5. Inter-Element Continuity and Higher-Order Elements

A question arises regarding the continuity of displacement. We know displacement is continuous at the nodes, but is it continuous along the edges between nodes?

The answer is yes. Since the displacement field is linear, its variation along any edge is a linear interpolation between the two corner nodal values. An adjacent element sharing that edge will have its displacement field described by the exact same linear interpolation. This ensures displacement compatibility between elements, a condition known as \(C^0\) continuity.

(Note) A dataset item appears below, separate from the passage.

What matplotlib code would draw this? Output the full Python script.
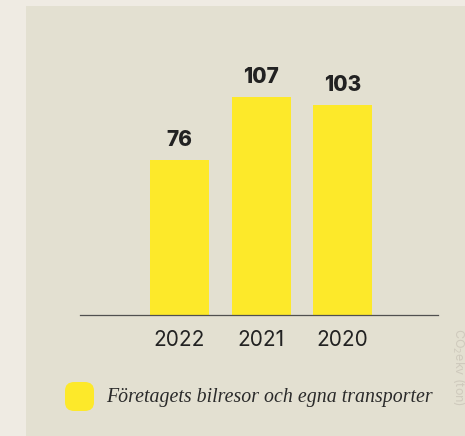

The completeness condition, which ensures the element can represent rigid-body motion, is satisfied, as indicated by the property:

\[ \sum N_i = 1 \]

The accuracy of the CST element is limited by its constant strain assumption. To model problems with varying strain fields more accurately, higher-order elements are used. This is achieved by adding nodes to the element and using higher-order polynomials for the shape functions. For instance, adding mid-side nodes allows for a quadratic displacement field (a 6-node triangle), which results in a linearly varying strain field.

These higher-order elements still possess only \(C^0\) continuity. Achieving higher continuity (e.g., \(C^1\), where derivatives are also continuous) requires more complex element formulations.